4th December, 2017
Gov. Samuel Ortom of Benue on Monday urged stakeholders in the environment sector to initiate effective disaster management and risk reduction strategies in the state.
The governor made the call in Makurdi when he declared open a four-day workshop on “The Development of Emergency Preparedness Response and Disaster Risk Reduction Management Plan’’.
The workshop was organised by the United Nations Children’s Fund (UNICEF), in partnership with Benue State Ministry of Information and Orientation.
The state has witnessed serious disasters over the years, ranging from herdsmen-farmers conflicts, fire and flood, which affected 21 local government areas in the state and displaced over 110,000 persons.
Ortom, who was represented by Mr Emmanuel Shior, the Executive Secretary, Benue State Emergency Management Agency (SEMA), commended the stakeholders for their collective contributions during the recent flood disaster in the state.
“I am sincerely encouraged by the purposefulness and commitment of participating agencies and groups in ensuring emergency preparedness response; we appreciate all the stakeholders involved in disaster management service delivery.
“As we are all aware, in the distant past, incidences of conflicts, flood and other forms of disasters are few and far between but today, it has become so real and so recurrent; no thanks to climate change.
“Others are insurgencies, urban sprawl and the pressure it has brought to bear on available public utilities.
“Disasters are serious disruption of the functioning of a community or a society; apparently, disaster involves widespread of human, psycho-social, material, economic or environmental impacts which exceed the ability of the affected community to cope, using its own resources.
“However, given the theoretical and practical interweaving of disaster with hazards, emergency, safety and risk, a general interpretation of disaster must include all social, psychological and physical aspects of disasters, not leaving out the antecedents of such disasters,’’ he said.
Ortom said that unsound development policies were capable of increasing risks and losses during disasters, adding that every aspect of the society needed to play its role during disaster management.

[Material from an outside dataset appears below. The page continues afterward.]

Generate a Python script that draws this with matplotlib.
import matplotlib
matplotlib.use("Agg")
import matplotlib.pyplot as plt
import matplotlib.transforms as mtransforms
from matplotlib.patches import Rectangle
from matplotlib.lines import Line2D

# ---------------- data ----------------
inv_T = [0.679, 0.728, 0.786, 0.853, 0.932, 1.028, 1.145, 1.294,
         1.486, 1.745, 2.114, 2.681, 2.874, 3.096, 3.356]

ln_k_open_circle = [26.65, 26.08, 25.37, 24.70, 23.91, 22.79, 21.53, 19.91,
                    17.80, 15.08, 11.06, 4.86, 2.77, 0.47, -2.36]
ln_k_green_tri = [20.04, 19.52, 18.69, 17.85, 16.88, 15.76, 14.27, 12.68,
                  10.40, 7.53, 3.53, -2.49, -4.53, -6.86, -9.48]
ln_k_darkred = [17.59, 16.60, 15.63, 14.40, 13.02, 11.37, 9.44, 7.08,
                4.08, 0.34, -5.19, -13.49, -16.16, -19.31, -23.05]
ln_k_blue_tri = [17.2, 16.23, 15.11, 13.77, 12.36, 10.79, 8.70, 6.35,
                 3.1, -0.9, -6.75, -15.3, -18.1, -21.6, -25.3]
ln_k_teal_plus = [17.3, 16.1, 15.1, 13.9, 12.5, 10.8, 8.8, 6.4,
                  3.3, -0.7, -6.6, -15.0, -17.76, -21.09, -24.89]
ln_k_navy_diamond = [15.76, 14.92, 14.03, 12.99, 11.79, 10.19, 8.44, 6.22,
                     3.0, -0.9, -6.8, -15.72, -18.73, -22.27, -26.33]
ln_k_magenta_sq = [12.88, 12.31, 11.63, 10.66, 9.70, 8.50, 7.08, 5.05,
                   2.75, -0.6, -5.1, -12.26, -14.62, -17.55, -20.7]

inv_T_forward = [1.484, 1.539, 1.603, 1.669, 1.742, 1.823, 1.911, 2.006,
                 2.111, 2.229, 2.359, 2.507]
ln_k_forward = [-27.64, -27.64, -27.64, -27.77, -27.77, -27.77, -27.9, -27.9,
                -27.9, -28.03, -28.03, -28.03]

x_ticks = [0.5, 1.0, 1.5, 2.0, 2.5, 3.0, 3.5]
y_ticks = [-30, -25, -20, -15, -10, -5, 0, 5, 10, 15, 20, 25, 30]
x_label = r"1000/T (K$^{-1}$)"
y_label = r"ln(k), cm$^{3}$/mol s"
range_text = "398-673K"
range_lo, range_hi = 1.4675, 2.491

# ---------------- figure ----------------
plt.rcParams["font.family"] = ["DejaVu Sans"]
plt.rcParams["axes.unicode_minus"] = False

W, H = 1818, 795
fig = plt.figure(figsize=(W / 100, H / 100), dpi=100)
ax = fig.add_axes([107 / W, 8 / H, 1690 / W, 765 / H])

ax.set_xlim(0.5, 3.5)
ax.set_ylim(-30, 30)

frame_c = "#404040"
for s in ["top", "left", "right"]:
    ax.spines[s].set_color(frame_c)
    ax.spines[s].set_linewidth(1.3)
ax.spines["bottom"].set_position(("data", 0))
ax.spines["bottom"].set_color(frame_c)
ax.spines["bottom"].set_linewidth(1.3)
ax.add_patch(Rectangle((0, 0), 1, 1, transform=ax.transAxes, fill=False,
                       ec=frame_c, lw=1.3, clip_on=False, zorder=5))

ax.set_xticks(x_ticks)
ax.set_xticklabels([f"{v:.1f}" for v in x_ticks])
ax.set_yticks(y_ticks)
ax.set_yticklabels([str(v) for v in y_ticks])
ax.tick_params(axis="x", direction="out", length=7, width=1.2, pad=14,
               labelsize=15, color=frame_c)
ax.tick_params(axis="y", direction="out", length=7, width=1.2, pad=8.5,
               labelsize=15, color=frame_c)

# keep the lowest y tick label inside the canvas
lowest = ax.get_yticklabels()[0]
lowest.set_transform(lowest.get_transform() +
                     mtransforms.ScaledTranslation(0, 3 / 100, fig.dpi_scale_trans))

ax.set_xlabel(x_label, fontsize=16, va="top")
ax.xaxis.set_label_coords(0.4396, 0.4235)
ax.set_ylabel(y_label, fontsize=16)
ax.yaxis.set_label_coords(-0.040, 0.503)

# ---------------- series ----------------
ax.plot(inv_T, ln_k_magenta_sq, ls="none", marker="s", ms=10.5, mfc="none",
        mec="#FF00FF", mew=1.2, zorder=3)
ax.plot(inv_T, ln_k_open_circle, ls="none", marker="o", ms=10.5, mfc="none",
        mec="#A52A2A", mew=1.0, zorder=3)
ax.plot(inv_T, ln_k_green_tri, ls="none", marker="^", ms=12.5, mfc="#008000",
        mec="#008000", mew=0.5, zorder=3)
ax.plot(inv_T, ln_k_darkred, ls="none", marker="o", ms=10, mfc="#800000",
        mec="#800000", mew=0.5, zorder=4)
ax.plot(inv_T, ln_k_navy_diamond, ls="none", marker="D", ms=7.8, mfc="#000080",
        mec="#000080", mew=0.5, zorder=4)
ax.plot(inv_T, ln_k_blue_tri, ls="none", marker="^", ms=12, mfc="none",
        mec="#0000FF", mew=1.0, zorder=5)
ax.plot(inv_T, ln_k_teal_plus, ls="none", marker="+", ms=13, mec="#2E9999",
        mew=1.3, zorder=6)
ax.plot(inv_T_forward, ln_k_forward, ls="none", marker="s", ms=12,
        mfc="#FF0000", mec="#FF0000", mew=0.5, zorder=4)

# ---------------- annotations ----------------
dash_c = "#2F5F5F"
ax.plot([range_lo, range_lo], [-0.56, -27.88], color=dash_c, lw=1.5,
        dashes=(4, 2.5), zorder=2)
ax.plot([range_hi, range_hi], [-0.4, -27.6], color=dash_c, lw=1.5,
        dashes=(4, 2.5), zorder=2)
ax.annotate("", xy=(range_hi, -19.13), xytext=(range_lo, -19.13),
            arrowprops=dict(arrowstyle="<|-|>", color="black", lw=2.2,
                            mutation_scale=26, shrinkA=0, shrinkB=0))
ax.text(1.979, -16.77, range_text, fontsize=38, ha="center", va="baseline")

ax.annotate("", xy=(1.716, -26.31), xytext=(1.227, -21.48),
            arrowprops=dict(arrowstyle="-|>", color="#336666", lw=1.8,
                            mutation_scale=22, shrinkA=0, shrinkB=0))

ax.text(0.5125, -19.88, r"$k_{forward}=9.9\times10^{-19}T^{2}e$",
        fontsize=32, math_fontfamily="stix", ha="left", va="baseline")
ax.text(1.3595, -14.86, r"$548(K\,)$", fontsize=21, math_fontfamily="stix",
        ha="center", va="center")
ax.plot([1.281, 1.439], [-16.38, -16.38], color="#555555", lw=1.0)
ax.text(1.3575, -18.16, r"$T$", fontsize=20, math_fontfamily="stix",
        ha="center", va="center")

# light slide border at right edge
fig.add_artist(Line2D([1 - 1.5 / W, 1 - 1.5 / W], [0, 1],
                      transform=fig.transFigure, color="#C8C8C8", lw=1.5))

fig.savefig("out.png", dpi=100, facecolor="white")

“For development activities to be sustainable; there must be disaster risk reduction. On the other hand, unsound development policies will increase disaster risks and disaster losses.
“Thus, disaster risk reduction involves every part of society, government, professionals and private sector such that the development of emergency preparedness and response, as well as disaster risk reduction and management plan for the state, is timely and commendable.
“Modern world, in spite of its civilisation and increase in knowledge, has not been able to provide adequate answers to disasters; we are overwhelmed by incidents of flood, fire, droughts, insurgency and epidemics.
“The best solutions before us have been to establish preparedness for combating, containment and degradation of their capacities to wreak havoc or establish appropriate mechanisms to reduce their occurrence to the barest minimum.
“This, to us, is what effective disaster and risk management is all about,’’ he added.
The governor said that the workshop was aimed at identifying weaknesses associated with institutional response to disasters — before, during and after their occurrence — and leverage on the lessons learnt as to serve as guide for future occurrence.
He said that the workshop would bring about a directional framework towards a more coordinated and implementable emergency preparedness, emergency response and effective disaster risk reduction and management plan in the coming years.
In her welcome address, Mrs Rachel Ityodzunghuul, the Chairperson, Benue Non-Governmental Organisation Network (BENGONET), urged the participants to take advantage of the workshop to promote effective disaster management.
She, however, noted that early preparation for disaster was the best form of disaster management worldwide.